Navistar Releases First Quarter Results

March 3, 2015

Navistar International Corp. released its first quarter 2015 net loss of $42 million, or $0.52 per diluted share, compared to a first quarter 2014 net loss of $248 million, or $3.05 per diluted share. Revenues in the quarter were $2.4 billion, up $213 million or 10 percent, versus the first quarter of 2014.

First quarter 2015 EBITDA was $101 million versus an EBITDA loss of $110 million in the same period one year ago. The $211 million year-over-year improvement reflects the increase in sales and favorable product mix in core markets as well as the continuation of lower warranty expense and reduced operational and structural costs.

First quarter 2015 adjusted EBITDA was $54 million. The first quarter included $7 million of asset impairment charges and $3 million in restructuring charges, which were more than offset by a $57 million favorable adjustment in pre-existing warranties.
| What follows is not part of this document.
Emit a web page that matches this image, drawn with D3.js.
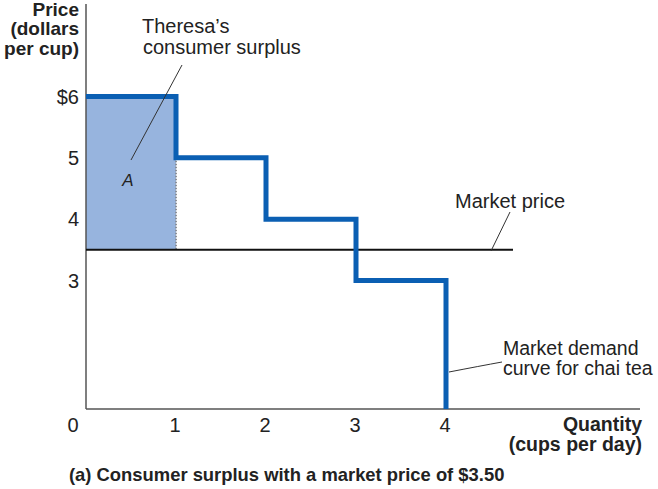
<!DOCTYPE html>
<html><head><meta charset="utf-8">
<script src="https://cdn.jsdelivr.net/npm/d3@7"></script>
<style>body{margin:0;background:#fff}svg{display:block}text{font-family:"Liberation Sans",Arial,sans-serif;fill:#222}</style>
</head><body>
<script>
// Data
const quantities = [0, 1, 2, 3, 4];
const demandPrices = [6, 5, 4, 3];          // willingness to pay for cup 1..4
const marketPrice = [3.5];
const yTickValues = [6, 5, 4, 3];
const yTickLabels = ["$6", "5", "4", "3"];
const xTickLabels = ["0", "1", "2", "3", "4"];

const W = 658, H = 489;
const svg = d3.select("body").append("svg").attr("width", W).attr("height", H);

const x = d3.scaleLinear().domain([0, 4]).range([86, 446]);
// broken price axis: 0 sits at the x-axis, 3..6 evenly spaced
const y = d3.scaleLinear().domain([0, 3, 6]).range([409, 280.5, 96.5]);

// consumer surplus area (first cup)
svg.append("rect")
  .attr("x", x(0)).attr("y", y(demandPrices[0]))
  .attr("width", x(1) - x(0)).attr("height", y(marketPrice[0]) - y(demandPrices[0]))
  .attr("fill", "#97b4de");
svg.append("line")
  .attr("x1", x(1)).attr("x2", x(1)).attr("y1", y(demandPrices[1])).attr("y2", y(marketPrice[0]))
  .attr("stroke", "#8a8f99").attr("stroke-width", 2).attr("stroke-dasharray", "1.5,1.5");

// axes
svg.append("line").attr("x1", x(0)).attr("x2", x(0)).attr("y1", 4).attr("y2", y(0))
  .attr("stroke", "#555").attr("stroke-width", 1.5);
svg.append("line").attr("x1", x(0)).attr("x2", 640).attr("y1", y(0)).attr("y2", y(0))
  .attr("stroke", "#555").attr("stroke-width", 1.5);

// market price line
svg.append("line").attr("x1", x(0)).attr("x2", 513).attr("y1", y(marketPrice[0])).attr("y2", y(marketPrice[0]))
  .attr("stroke", "#111").attr("stroke-width", 2);

// demand step curve
const pts = [];
demandPrices.forEach((p, i) => { pts.push([quantities[i], p]); pts.push([quantities[i + 1], p]); });
pts.push([quantities[4], 0]);
svg.append("path")
  .attr("d", d3.line().x(d => x(d[0])).y(d => y(d[1]))(pts))
  .attr("fill", "none").attr("stroke", "#0b5fb3").attr("stroke-width", 5)
  .attr("stroke-linejoin", "miter").attr("stroke-linecap", "butt");

// y tick labels
svg.selectAll(".yt").data(yTickValues).enter().append("text")
  .attr("x", 79).attr("y", d => y(d)).attr("dy", "0.36em").attr("text-anchor", "end")
  .attr("font-size", 20).text((d, i) => yTickLabels[i]);
// x tick labels
svg.selectAll(".xt").data(quantities).enter().append("text")
  .attr("x", d => d === 0 ? x(d) - 13 : x(d) - 1).attr("y", 432).attr("text-anchor", "middle")
  .attr("font-size", 20).text((d, i) => xTickLabels[i]);

// axis titles
const yt = svg.append("text").attr("text-anchor", "end").attr("font-size", 19).attr("font-weight", "bold");
[["Price", 15.5], ["(dollars", 35], ["per cup)", 54.5]].forEach(([t, yy]) =>
  yt.append("tspan").attr("x", 79).attr("y", yy).text(t));
const xt = svg.append("text").attr("text-anchor", "end").attr("font-size", 19.5).attr("font-weight", "bold");
[["Quantity", 430.5], ["(cups per day)", 450.5]].forEach(([t, yy]) =>
  xt.append("tspan").attr("x", 642).attr("y", yy).text(t));

// annotations
const ann = svg.append("g").attr("font-size", 20);
ann.append("text").attr("x", 142).attr("y", 33).text("Theresa\u2019s");
ann.append("text").attr("x", 143).attr("y", 54).text("consumer surplus");
svg.append("line").attr("x1", 182).attr("y1", 65).attr("x2", 131).attr("y2", 160).attr("stroke", "#333").attr("stroke-width", 1);
svg.append("text").attr("x", 128).attr("y", 186).attr("text-anchor", "middle").attr("font-size", 17).attr("font-style", "italic").text("A");

ann.append("text").attr("x", 455).attr("y", 208).text("Market price");
svg.append("line").attr("x1", 510).attr("y1", 212).attr("x2", 491).attr("y2", 251).attr("stroke", "#333").attr("stroke-width", 1);

ann.append("text").attr("x", 503).attr("y", 355).attr("font-size", 19.5).text("Market demand");
ann.append("text").attr("x", 503).attr("y", 375).attr("font-size", 19.5).text("curve for chai tea");
svg.append("path").attr("d", "M449,372 Q480,366 502,362").attr("fill", "none").attr("stroke", "#333").attr("stroke-width", 1);

// caption
svg.append("text").attr("x", 69).attr("y", 481).attr("font-size", 18.4).attr("font-weight", "bold")
  .text("(a) Consumer surplus with a market price of $3.50");
</script>
</body></html>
The first quarter of 2014 included $52 million in unfavorable pre-existing warranty charges.

The company finished the first quarter 2015 with $733 million in manufacturing cash, cash equivalents and marketable securities.

The higher revenues in the quarter were driven by a 17 percent year-over-year increase in chargeouts for Class 6-8 trucks and buses in the United States and Canada.

In the first quarter of 2015, structural costs continued to decrease with cost-reduction initiatives and productivity improvements helping to further lower the breakeven point.

The company provided the following guidance for the second quarter:

  • Q2-2015 adjusted EBITDA of $100 million - $150 million, excluding pre-existing warranty and one-time items.
  • Q2-2015 manufacturing cash, cash equivalents and marketable securities between $700 million - $800 million.

The company reiterated its forecast for retail deliveries of Class 6-8 trucks and buses in the United States and Canada to be in the range of 350,000 to 380,000 units for fiscal year 2015. It also announced that it remains on track to achieve its goal of an eight to ten percent adjusted EBITDA margin run rate exiting fiscal year 2015.